Les interrogations sont effectivement nombreuses, les inquiétudes fondées et cruciales. Peut-être un espoir, une lueur : des femmes afghanes ont manifesté il y a quelques jours, au nez et à la barbe de talibans armés ; au nez et à la barbe d’hommes en civil, ne sachant de quel côté se ranger. Serions-nous à la croisée des chemins ? Il faut le croire, l’espérer. Encore ne faut-il pas se résigner et au-delà du retrait militaire et humanitaire, abandonner le combat idéologique et démocratique. Jamais la conscience de ces femmes courageuses ne doit se trouver emprisonnée.

Vigilance

Même si après le retour des talibans au pouvoir, même si à ce jour aucune directive n’a été publiée, même si des filles sont revenues à l’école, une extrême vigilance s’impose. Vigilance d’autant plus importante que l’ultra-patriarcat est la marque de fabrique des talibans. Vigilance d’autant plus nécessaire que même dans nos démocraties, le silence des féministes est assourdissant. Peut-être les nouveaux maîtres de l’Afghanistan souhaitent-ils donner au monde l’image d’une idéologie qui a changé ? Certes, mais les textes et principes qui sont les leurs donnent à penser le contraire ; l’absolue contraire.
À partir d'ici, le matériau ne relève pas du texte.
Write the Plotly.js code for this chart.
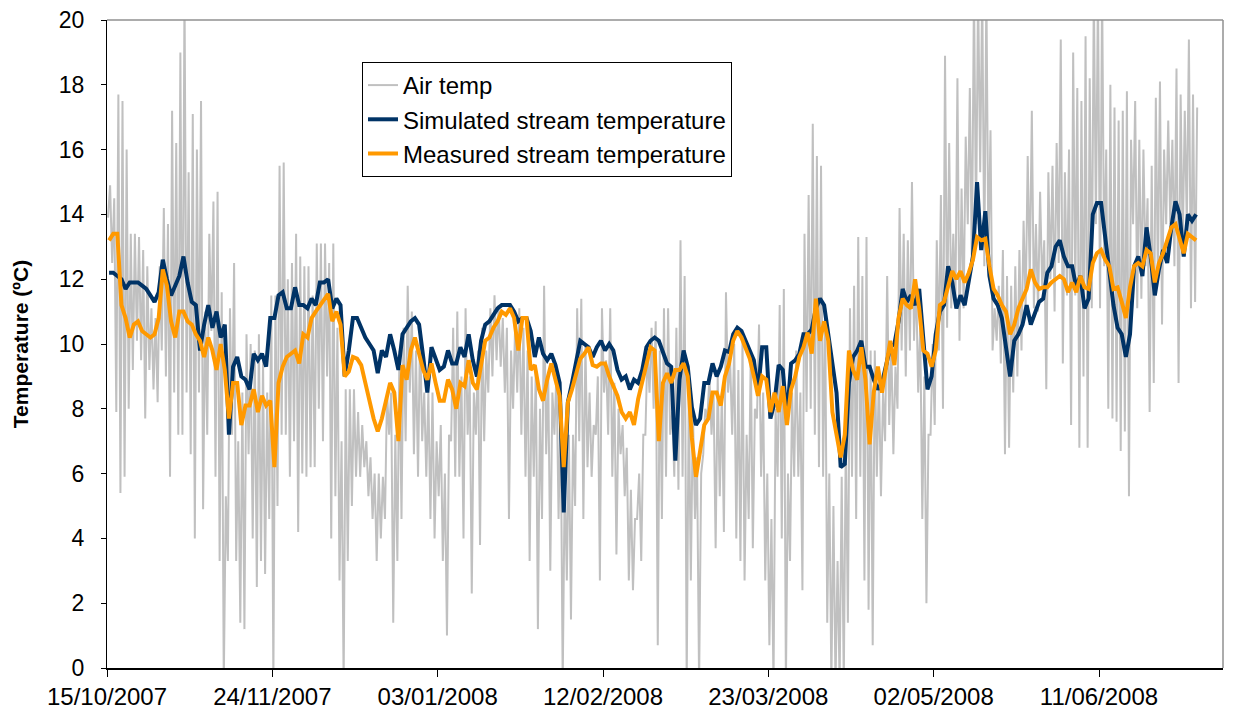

Qui peut imaginer une seconde pouvoir donner un tant soi peu de crédit à ce nouveau régime pour qui la guerre, le choc des cultures et le refus des valeurs de l’occident constitue l’alpha et l’oméga de leur chemin ? Il en va de notre honneur, de la survie de ces femmes, de l’organisation du monde telle que nous la souhaitons et fidèle au message universel des Lumières. La naïveté ne peut être un principe de notre diplomatie.

Car au déshonneur de l’abandon du peuple afghan, nous ajouterions la honte du dévoiement de ce que nous sommes et devons être comme fer de lance d’un universalisme humaniste. Pas de Munich de l’école, de l’Ecole avec ce e majuscule qui dit tout.